Quiso la Virgen del Rosario que fuera el número cincuenta y cuatro de Los Chospes el novillo del festejo, y cayera en sus manos. Colorao, con kilos, cuajado, ancho, abierto de pitones, era prácticamente un toro, y vaya toro, el mejor de la tarde. Dicen que tiene sangre Jandilla, y tanto que lo creó. Salida impetuosa del noble animal que le valió a Aparicio para realizar un vertiginoso quite por verónicas.
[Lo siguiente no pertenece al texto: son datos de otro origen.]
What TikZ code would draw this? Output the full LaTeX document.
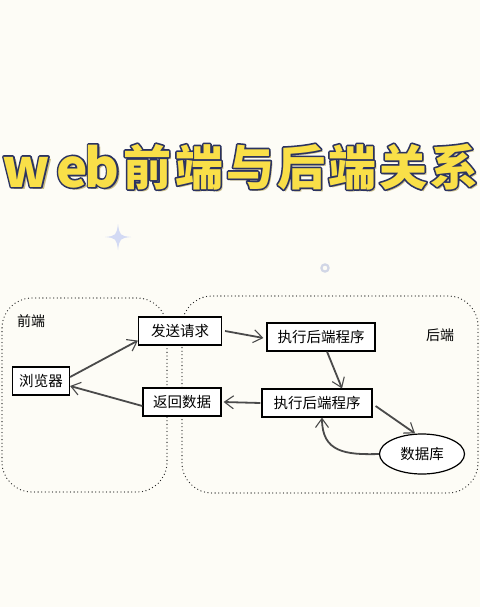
\documentclass[tikz,border=0pt]{standalone}
\usepackage{fontspec}
\newfontfamily\cjk{Noto Sans CJK SC}
\usetikzlibrary{arrows.meta,calc,shapes.geometric}
\definecolor{bgc}{HTML}{FDFCF6}
\definecolor{ttyellow}{HTML}{F9DF48}
\definecolor{ttnavy}{HTML}{2C3462}
\definecolor{ttshadow}{HTML}{C9BC86}
\definecolor{sparkle}{HTML}{D3DAF4}
\definecolor{arrowc}{HTML}{4A4A4A}
\newcommand\outlined[1]{\special{pdf:literal direct 2 Tr 3.2 w 1 j 0.17 0.2 0.38 RG}#1\special{pdf:literal direct 0 Tr}}
\newcommand\tch[5]{% x, baseline y, char, size, name
  \node[ttbase,text=ttshadow,font=\cjk\bfseries\fontsize{#4}{#4}\selectfont] (#5s) at (#1+2.8,#2+2.8) {#3};
  \node[ttbase,text=ttnavy,font=\cjk\bfseries\fontsize{#4}{#4}\selectfont] (#5o) at (#1,#2) {\outlined{#3}};
  \node[ttbase,text=ttyellow,font=\cjk\bfseries\fontsize{#4}{#4}\selectfont] (#5) at (#1,#2) {#3};
}
\begin{document}
\begin{tikzpicture}[x=1pt,y=-1pt,
  ttbase/.style={anchor=base,inner sep=0pt},
  boxnode/.style={draw=black,line width=1.2pt,fill=white,font=\cjk\fontsize{14.5}{14.5}\selectfont,inner xsep=3pt,inner ysep=0pt,minimum height=28pt},
  region/.style={draw=black!85,line width=1.3pt,line cap=round,dash pattern=on 0pt off 3.6pt,rounded corners=30pt},
  flow/.style={draw=arrowc,line width=1.8pt,-{Straight Barb[length=9pt,width=13pt,line width=1.1pt]}},
  lbl/.style={font=\cjk\fontsize{14}{14}\selectfont,inner sep=0pt}]
\fill[bgc] (0,0) rectangle (480,607);
\useasboundingbox (0,0) rectangle (480,607);

% title
\tch{26}{187}{w}{53}{tw}
\tch{72}{187}{e}{53}{te}
\tch{102}{187}{b}{53}{tb}
\tch{147}{185}{前}{48}{t1}
\tch{199}{185}{端}{48}{t2}
\tch{250}{185}{与}{48}{t3}
\tch{301}{185}{后}{48}{t4}
\tch{352}{185}{端}{48}{t5}
\tch{403}{185}{关}{48}{t6}
\tch{454}{185}{系}{48}{t7}

% decorations
\fill[sparkle] (118,224) .. controls (119.5,235) and (120,236) .. (131,237)
  .. controls (120,238) and (119.5,239) .. (118,250)
  .. controls (116.5,239) and (116,238) .. (105,237)
  .. controls (116,236) and (116.5,235) .. (118,224) -- cycle;
\draw[sparkle!90!black!70,line width=2.2pt] (325,268) circle (3.6pt);

% regions
\draw[region] (2,298) rectangle (167,492);
\draw[region] (182,296) rectangle (478,493);
\node[lbl] (fe) at (31,321) {前端};
\node[lbl] (be) at (440,335) {后端};

% nodes
\node[boxnode,minimum width=57pt] (br) at (41,381) {浏览器};
\node[boxnode,minimum width=83pt] (fs) at (180,331) {发送请求};
\node[boxnode,minimum width=78pt] (fh) at (182,402) {返回数据};
\node[boxnode,minimum width=108pt] (ex1) at (321,337) {执行后端程序};
\node[boxnode,minimum width=110pt] (ex2) at (317,403) {执行后端程序};
\node[ellipse,draw=black,line width=1.2pt,fill=white,minimum width=85pt,minimum height=40pt,inner sep=0pt,font=\cjk\fontsize{14.5}{14.5}\selectfont] (db) at (422,454) {数据库};

% connectors
\draw[flow] ([yshift=4pt]br.east) -- ([yshift=5pt]fs.south west);
\draw[flow] ([yshift=-4pt]fh.west) -- ([yshift=-5pt]br.east);
\draw[flow] ([xshift=3pt]fs.east) -- ([xshift=-3pt,yshift=-1pt]ex1.west);
\draw[flow] ([xshift=6pt]ex1.south) -- ([xshift=25pt]ex2.north);
\draw[flow] ([xshift=-1pt]ex2.west) -- ([xshift=2pt]fh.east);
\draw[flow] ([xshift=3pt,yshift=-3pt]ex2.east) -- ([xshift=-7pt]db.north);
\draw[flow] (db.west) .. controls (345,455) and (322,452) .. ([xshift=5pt]ex2.south);
\end{tikzpicture}
\end{document}
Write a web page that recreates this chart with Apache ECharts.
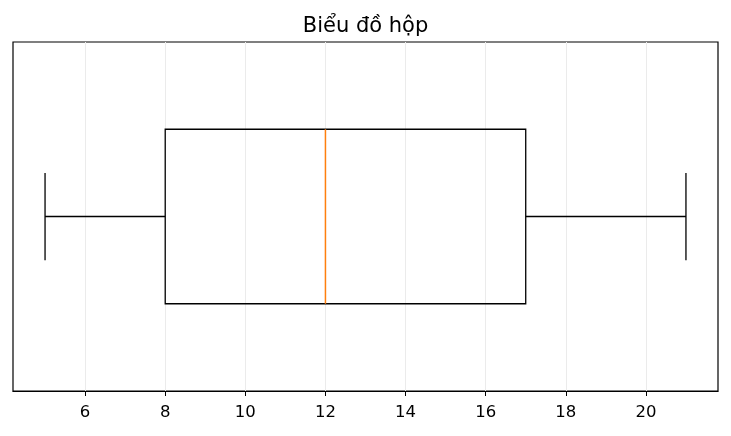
<!DOCTYPE html>
<html>
<head>
<meta charset="utf-8">
<script src="https://cdn.jsdelivr.net/npm/echarts@6/dist/echarts.min.js"></script>
<style>
  html, body { margin: 0; padding: 0; background: #fff; }
  #chart { width: 731px; height: 436px; }
</style>
</head>
<body>
<div id="chart"></div>
<script>
// five-number summary: low whisker, Q1, median, Q3, high whisker
var boxStats = [5, 8, 12, 17, 21];
var boxPosition = 1;
var xTicks = [6, 8, 10, 12, 14, 16, 18, 20];

var chart = echarts.init(document.getElementById('chart'));

function renderBox(params, api) {
    var pos = api.value(0);
    var lo = api.value(1), q1 = api.value(2), med = api.value(3), q3 = api.value(4), hi = api.value(5);
    var half = 0.25, capHalf = 0.125;
    var tl = api.coord([q1, pos + half]);
    var br = api.coord([q3, pos - half]);
    var c = function (v, p) { return api.coord([v, p]); };
    var lineStyle = { stroke: '#000', lineWidth: 1.3, fill: null };
    return {
        type: 'group',
        children: [
            { type: 'rect', shape: { x: tl[0], y: tl[1], width: br[0] - tl[0], height: br[1] - tl[1] }, style: lineStyle },
            { type: 'line', shape: { x1: c(lo, pos)[0], y1: c(lo, pos)[1], x2: c(q1, pos)[0], y2: c(q1, pos)[1] }, style: lineStyle },
            { type: 'line', shape: { x1: c(q3, pos)[0], y1: c(q3, pos)[1], x2: c(hi, pos)[0], y2: c(hi, pos)[1] }, style: lineStyle },
            { type: 'line', shape: { x1: c(lo, pos + capHalf)[0], y1: c(lo, pos + capHalf)[1], x2: c(lo, pos - capHalf)[0], y2: c(lo, pos - capHalf)[1] }, style: lineStyle },
            { type: 'line', shape: { x1: c(hi, pos + capHalf)[0], y1: c(hi, pos + capHalf)[1], x2: c(hi, pos - capHalf)[0], y2: c(hi, pos - capHalf)[1] }, style: lineStyle },
            { type: 'line', shape: { x1: c(med, pos + half)[0], y1: c(med, pos + half)[1], x2: c(med, pos - half)[0], y2: c(med, pos - half)[1] }, style: { stroke: '#ff7f0e', lineWidth: 1.5 } }
        ]
    };
}

var option = {
    animation: false,
    title: {
        text: 'Biểu đồ hộp',
        left: 'center',
        top: 11,
        textStyle: { fontFamily: 'DejaVu Sans', fontSize: 21, fontWeight: 'normal', color: '#000' }
    },
    grid: {
        left: 13,
        right: 13,
        top: 42,
        bottom: 45,
        show: true,
        borderColor: '#000',
        borderWidth: 1.2,
        containLabel: false
    },
    xAxis: {
        type: 'value',
        min: 4.2,
        max: 21.8,
        interval: 2,
        axisLine: { show: true, lineStyle: { color: '#000', width: 1.2 } },
        axisTick: { show: true, length: 5, lineStyle: { color: '#000' }, customValues: xTicks },
        axisLabel: {
            customValues: xTicks,
            color: '#000',
            fontFamily: 'DejaVu Sans',
            fontSize: 16.5,
            margin: 13
        },
        splitLine: { show: true, lineStyle: { color: '#ebebeb', width: 1 } }
    },
    yAxis: {
        type: 'value',
        min: 0.5,
        max: 1.5,
        axisLine: { show: false },
        axisTick: { show: false },
        axisLabel: { show: false },
        splitLine: { show: false }
    },
    series: [
        {
            type: 'custom',
            renderItem: renderBox,
            data: [[boxPosition].concat(boxStats)],
            encode: { x: [1, 2, 3, 4, 5], y: 0 }
        }
    ]
};
chart.setOption(option);
</script>
</body>
</html>
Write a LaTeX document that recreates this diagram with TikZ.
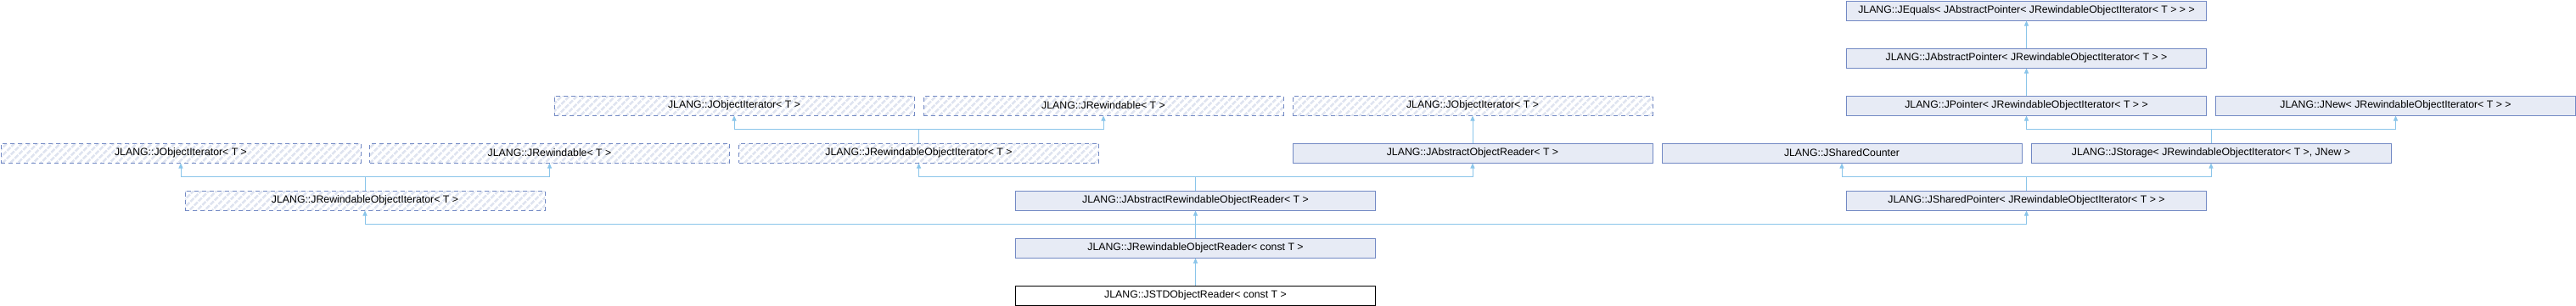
\documentclass[tikz,border=0pt]{standalone}
\usepackage{fontspec}
\setmainfont{Liberation Sans}
\usetikzlibrary{arrows.meta,patterns.meta}
\definecolor{boxfill}{HTML}{E7EBF5}
\definecolor{boxdraw}{HTML}{7289C4}
\definecolor{edgecol}{HTML}{8AC5EA}
\definecolor{hatchcol}{HTML}{DFE4F0}
\begin{document}
\begin{tikzpicture}[x=1pt,y=1pt,
  cls/.style={draw=boxdraw, fill=boxfill, line width=1pt, minimum width=424pt,
    minimum height=23pt, inner sep=0pt, anchor=north west,
    font=\fontsize{12.3}{14}\selectfont},
  focus/.style={cls, draw=black, fill=white},
  undoc/.style={cls, fill=none, dash pattern=on 5pt off 4pt,
    preaction={pattern={Lines[angle=45,distance=6.5pt,line width=3pt]}, pattern color=hatchcol}},
  edge/.style={draw=edgecol, line width=1pt, -{Triangle[width=5pt,length=6pt]}}]
\fill[white] (0,0) rectangle (3035,-360);
\useasboundingbox (0,0) rectangle (3035,-360);
% row 0
\node[cls] (equals) at (2175,-0.5) {JLANG::JEquals< JAbstractPointer< JRewindableObjectIterator< T > > >};
% row 1
\node[cls] (absptr) at (2175,-56.5) {JLANG::JAbstractPointer< JRewindableObjectIterator< T > >};
% row 2
\node[undoc] (joiA) at (652.5,-112.5) {JLANG::JObjectIterator< T >};
\node[undoc] (jrwA) at (1087.5,-112.5) {JLANG::JRewindable< T >};
\node[undoc] (joiB) at (1522.5,-112.5) {JLANG::JObjectIterator< T >};
\node[cls] (jptr) at (2175,-112.5) {JLANG::JPointer< JRewindableObjectIterator< T > >};
\node[cls] (jnew) at (2610,-112.5) {JLANG::JNew< JRewindableObjectIterator< T > >};
% row 3
\node[undoc] (joiC) at (0.5,-168.5) {JLANG::JObjectIterator< T >};
\node[undoc] (jrwC) at (435,-168.5) {JLANG::JRewindable< T >};
\node[undoc] (jroiC) at (870,-168.5) {JLANG::JRewindableObjectIterator< T >};
\node[cls] (aor) at (1522.5,-168.5) {JLANG::JAbstractObjectReader< T >};
\node[cls] (scnt) at (1957.5,-168.5) {JLANG::JSharedCounter};
\node[cls] (jstor) at (2392.5,-168.5) {JLANG::JStorage< JRewindableObjectIterator< T >, JNew >};
% row 4
\node[undoc] (jroiD) at (217.5,-224.5) {JLANG::JRewindableObjectIterator< T >};
\node[cls] (aror) at (1196,-224.5) {JLANG::JAbstractRewindableObjectReader< T >};
\node[cls] (sptr) at (2175,-224.5) {JLANG::JSharedPointer< JRewindableObjectIterator< T > >};
% row 5
\node[cls] (rwor) at (1196,-280.5) {JLANG::JRewindableObjectReader< const T >};
% row 6
\node[focus] (std) at (1196,-336.5) {JLANG::JSTDObjectReader< const T >};
% junction levels
\coordinate (jA) at (0,-152);
\coordinate (jB) at (0,-208);
\coordinate (jC) at (0,-264);
% edges
\draw[edge] (std.north) -- (rwor.south);
\draw[edge] (rwor.north) -- (rwor.north |- jC) -| (jroiD.south);
\draw[edge] (rwor.north) -- (aror.south);
\draw[edge] (rwor.north) -- (rwor.north |- jC) -| (sptr.south);
\draw[edge] (aror.north) -- (aror.north |- jB) -| (jroiC.south);
\draw[edge] (aror.north) -- (aror.north |- jB) -| (aor.south);
\draw[edge] (jroiD.north) -- (jroiD.north |- jB) -| (joiC.south);
\draw[edge] (jroiD.north) -- (jroiD.north |- jB) -| (jrwC.south);
\draw[edge] (jroiC.north) -- (jroiC.north |- jA) -| (joiA.south);
\draw[edge] (jroiC.north) -- (jroiC.north |- jA) -| (jrwA.south);
\draw[edge] (aor.north) -- (joiB.south);
\draw[edge] (sptr.north) -- (sptr.north |- jB) -| (scnt.south);
\draw[edge] (sptr.north) -- (sptr.north |- jB) -| (jstor.south);
\draw[edge] (jstor.north) -- (jstor.north |- jA) -| (jptr.south);
\draw[edge] (jstor.north) -- (jstor.north |- jA) -| (jnew.south);
\draw[edge] (jptr.north) -- (absptr.south);
\draw[edge] (absptr.north) -- (equals.south);
\end{tikzpicture}
\end{document}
De manera sorprendente, y de buen agrado para los aficionados allí presentes, decidió Aparicio poner el toro largo, que no dudaría en acometer con violencia al peto, “agarrándolo” Tomás Copete, “Tomasín” —mayoral de la ganadería—, de manera extraordinaria, propiciando una maravilla de tercio de varas. Mi más sincera enhorabuena. Del mismo padre que el primer novillo de Acebo, presentó celo, tranco, prontitud, profundidad, humillación y nobleza. Permítanme el adjetivo: un auténtico carretón para bordar el toreo. Para los que no conocen a Antonio Aparicio, se trata de un torero poderoso, impetuoso, con variedad de adornos y sujeto siempre al entretenimiento del público. Bajo su concepto, aprovechó al grato animal comenzando en los medios con unos pases cambiados que hicieron sonar, como no puede ser de otra forma bajo esta advocación, El gato montés. Confirmó el mutuo agrado el joven coleta por el pitón derecho, con el que se gustó mandando y llevando al novillo largo. Sonrió Aparicio ante la oportunidad que se le presentaba. Mandó, corrió la mano y desplantó al bravo novillo, teniendo como cimentación el toreo en redondo. Pese a su concepto, esbozó dos derechazos, encajado, abandonado y sin muestras de excitación, de gran calidad, que pasaron desapercibidos por los tendidos, junto a un templado y torerísimo trincherazo. Tiró la espada para rematar la variada faena por bernardinas. Mató al segundo intento con una plaza que estalló de júbilo tras la muerte de toro bravo del excelente novillo. Dos orejas y rabo para Antonio Aparicio y vuelta al ruedo para el animal.